In some ways this seems a harsh, unlovely, and ungenerous piece, but on the other hand it has its accuracies. When it was written, in 1949 according to my volume, "neurosis" of course was a commonplace term owing to the cultural prominence of psychoanalysis. Neurosis remains a widely recognizable term, of course, but one no longer finds it in mainstream psychiatric diagnosis, as it has been split into myriad anxiety, mood, and perhaps personality disorders.

However, the construct of "neuroticism," which is a general tendency to emotional negativity and instability and susceptibility to stress, still exists as one of five major components of personality as identified in psychological testing (the other four are openness vs. conventionality, conscientiousness vs. expediency, extroversion vs. introversion, and agreeability vs. its lack). Neuroticism is correlated with increased risk for depression, anxiety, and eating disorders among other things. To my mind, describing someone as broadly neurotic can be more helpful and convenient than listing the five DSM-IV diagnoses they may happen to meet criteria for.

As for Larkin's poem, it painfully depicts the disfiguring and ostracizing effects that neuroticism can have; no, it is not (quite) leprosy, but it can alienate almost as much. It conveys the sense of stasis and sluggishness ("clay-thick"), of emotional torpor that results not from repose, but from wasteful psychological exertion (the metaphor of wheels spinning but gaining no traction on earth is just right).

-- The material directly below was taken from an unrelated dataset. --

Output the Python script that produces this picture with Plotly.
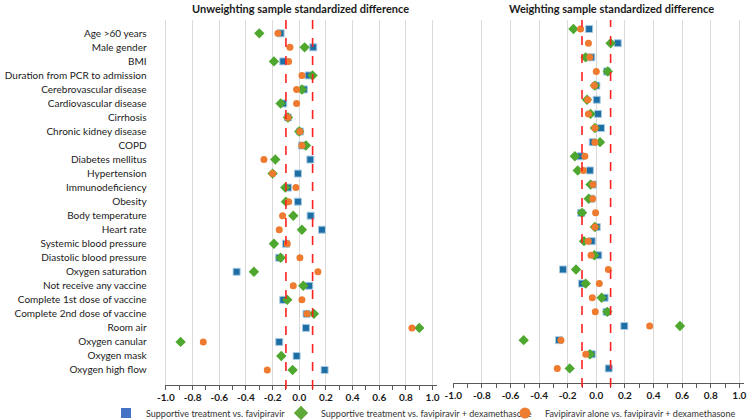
import plotly.graph_objects as go

covariates = [
    "Age >60 years", "Male gender", "BMI", "Duration from PCR to admission",
    "Cerebrovascular disease", "Cardiovascular disease", "Cirrhosis",
    "Chronic kidney disease", "COPD", "Diabetes mellitus", "Hypertension",
    "Immunodeficiency", "Obesity", "Body temperature", "Heart rate",
    "Systemic blood pressure", "Diastolic blood pressure", "Oxygen saturation",
    "Not receive any vaccine", "Complete 1st dose of vaccine",
    "Complete 2nd dose of vaccine", "Room air", "Oxygen canular",
    "Oxygen mask", "Oxygen high flow",
]

series_names = [
    "Supportive treatment vs. favipiravir",
    "Supportive treatment vs. favipiravir + dexamethasone",
    "Favipiravir alone vs. favipiravir + dexamethasone",
]

# Unweighted standardized differences
unw_blue = [-0.14, 0.105, -0.12, 0.07, 0.035, -0.12, -0.085, 0.005, 0.02,
            0.083, -0.01, -0.085, -0.01, 0.085, 0.17, -0.10, -0.15, -0.47,
            0.075, -0.12, 0.055, 0.05, -0.15, -0.02, 0.19]
unw_green = [-0.30, 0.04, -0.19, 0.10, 0.02, -0.14, -0.085, 0.0, 0.05,
             -0.18, -0.20, -0.105, -0.10, -0.045, 0.02, -0.19, -0.14, -0.34,
             0.03, -0.09, 0.11, 0.90, -0.89, -0.135, -0.05]
unw_orange = [-0.16, -0.07, -0.08, 0.02, -0.02, -0.02, -0.085, 0.005, 0.02,
              -0.265, -0.20, -0.025, -0.08, -0.125, -0.15, -0.09, 0.005, 0.14,
              -0.045, 0.02, 0.058, 0.845, -0.72, None, -0.24]

# Weighted standardized differences
w_blue = [-0.05, 0.15, -0.035, 0.075, 0.0, 0.003, 0.012, 0.033, -0.025,
          -0.11, -0.045, -0.025, -0.037, -0.105, 0.003, -0.032, 0.014, -0.233,
          -0.10, 0.058, 0.072, 0.196, -0.261, -0.032, 0.087]
w_green = [-0.16, 0.10, -0.075, 0.08, -0.01, -0.065, -0.04, -0.01, 0.026,
           -0.15, -0.13, -0.04, -0.053, -0.10, -0.01, -0.086, -0.014, -0.142,
           -0.074, 0.037, 0.077, 0.585, -0.508, -0.044, -0.186]
w_orange = [-0.11, -0.055, -0.045, 0.0, -0.015, -0.06, -0.055, -0.01, -0.01,
            -0.08, -0.09, -0.023, -0.025, -0.005, -0.01, -0.056, -0.037, 0.084,
            0.021, -0.028, -0.007, 0.373, -0.247, -0.074, -0.273]

x_tick_vals = [-1.0, -0.8, -0.6, -0.4, -0.2, 0.0, 0.2, 0.4, 0.6, 0.8, 1.0]
x_tick_text = ["-1.0", "-0.8", "-0.6", "-0.4", "-0.2", "0.0", "0.2", "0.4",
               "0.6", "0.8", "1.0"]
threshold_vals = [-0.1, 0.1]

titles = ["Unweighting sample standardized difference",
          "Weighting sample standardized difference"]

FONT = "Lato"
W, H = 750, 420
row_idx = list(range(len(covariates)))

marker_styles = [
    dict(symbol="square", size=7, color="#1d6ea5", line=dict(width=1, color="#a9cbe2")),
    dict(symbol="diamond", size=8, color="#4ea72e", line=dict(width=0)),
    dict(symbol="circle", size=7, color="#ee7b30", line=dict(width=0)),
]
legend_styles = [
    dict(symbol="square", size=10, color="#4472c4"),
    dict(symbol="diamond", size=11, color="#5fa83a"),
    dict(symbol="circle", size=11, color="#ed7d31"),
]
legend_ids = ["legend", "legend2", "legend3"]

fig = go.Figure()

panels = [("x", "y", [unw_blue, unw_green, unw_orange]),
          ("x2", "y2", [w_blue, w_green, w_orange])]
for xa, ya, vals in panels:
    for k in range(3):
        fig.add_trace(go.Scatter(
            x=vals[k], y=row_idx, mode="markers", xaxis=xa, yaxis=ya,
            marker=marker_styles[k], showlegend=False, hoverinfo="skip"))

for k in range(3):
    fig.add_trace(go.Scatter(
        x=[None], y=[None], mode="markers", name=series_names[k],
        marker=legend_styles[k], showlegend=True, legend=legend_ids[k]))

shapes = []
for xr in ["x", "x2"]:
    yd = "y domain" if xr == "x" else "y2 domain"
    for t in threshold_vals:
        shapes.append(dict(type="line", xref=xr, yref=yd, x0=t, x1=t, y0=-0.012, y1=1,
                           line=dict(color="#ff2020", width=1.6, dash="dash"), layer="above"))


def px_x(p):
    return p / W


def px_y(p):
    return 1 - p / H


common_x = dict(
    tickmode="array", tickvals=x_tick_vals, ticktext=x_tick_text, tickangle=0,
    showgrid=True, gridcolor="#d9d9d9", gridwidth=1,
    zeroline=False, showline=True, linecolor="#595959", linewidth=1.3,
    ticks="outside", ticklen=4, tickcolor="#595959", tickwidth=1,
    minor=dict(tickmode="linear", tick0=-1.0, dtick=0.1, ticks="outside",
               ticklen=4, tickcolor="#595959", showgrid=False),
    tickfont=dict(family=FONT, size=10, color="#1a1a1a", weight="bold"),
    ticklabelstandoff=-1, automargin=False,
)

legend_common = dict(orientation="h", yanchor="middle", y=px_y(413),
                     xanchor="left", font=dict(family=FONT, size=9, color="#333333"),
                     bgcolor="rgba(0,0,0,0)", itemsizing="trace")

fig.update_layout(
    width=W, height=H,
    margin=dict(l=0, r=0, t=0, b=0, autoexpand=False),
    paper_bgcolor="white", plot_bgcolor="white",
    font=dict(family=FONT, color="#1a1a1a"),
    shapes=shapes,
    xaxis=dict(domain=[px_x(164.6), px_x(436.6)], range=[-1.01, 1.03], anchor="y", **common_x),
    xaxis2=dict(domain=[px_x(453.3), px_x(743.6)], range=[-1.0, 1.03], anchor="y2", **common_x),
    yaxis=dict(domain=[px_y(384.7), px_y(20)], range=[25.05, -0.95], anchor="x",
               tickmode="array", tickvals=row_idx, ticktext=covariates,
               showgrid=False, zeroline=False, showline=False, ticks="",
               ticklabelstandoff=17, automargin=False,
               tickfont=dict(family=FONT, size=10, color="#1a1a1a")),
    yaxis2=dict(domain=[px_y(382.7), px_y(20)], range=[25.01, -0.64], anchor="x2",
                showticklabels=False, showgrid=False, zeroline=False, showline=False,
                ticks="", automargin=False),
    legend=dict(x=px_x(106), **legend_common),
    legend2=dict(x=px_x(281), **legend_common),
    legend3=dict(x=px_x(505), **legend_common),
    annotations=[
        dict(text=titles[0], x=px_x(300), y=px_y(8), xref="paper", yref="paper",
             showarrow=False, xanchor="center", yanchor="middle",
             font=dict(family=FONT, size=11, color="#1a1a1a", weight="bold")),
        dict(text=titles[1], x=px_x(611), y=px_y(8), xref="paper", yref="paper",
             showarrow=False, xanchor="center", yanchor="middle",
             font=dict(family=FONT, size=11, color="#1a1a1a", weight="bold")),
    ],
)

fig.write_html("out.html")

Larkin puts his finger on the core problem of neurosis, which is the lack of internal freedom; while philosophers forever debate freedom vs. determinism in the abstract, the neurotic battles fatalism on a daily basis. Cheer up; don't be afraid; eat less; exercise. How can these things seem so impossible? For one thing, the neurotic lives in a different perceptual world from the rest of us, with a mind that will "admit only what will accuse or horrify."

"Tense unfinished faces" is perfect, suggesting the way in which anxiety inhibits and blurs individuation. There is a sense in which neurosis is a disabled identity. I'm not sure that "hired darkness" works as well, but I assume Larkin means here the classic avoidance by which the neurotic seeks to fend off "non-existent" threats, although ironically the threats in question are in reality all-too-existent, merely within the neurotic's "locked rooms," and not without as he imagines.

1 comment:

Anonymous said...

Thanks firstly for the poem. I have also thought the term 'neuroticism' to be too powerful to be expunged (as stigmatising? too vague? too unfocused? perhaps itself yoo cognitively 'neurotic'?) from what both the subjective and objective view can see as precisely described in your discussion. A good example of the art of psychiatry here.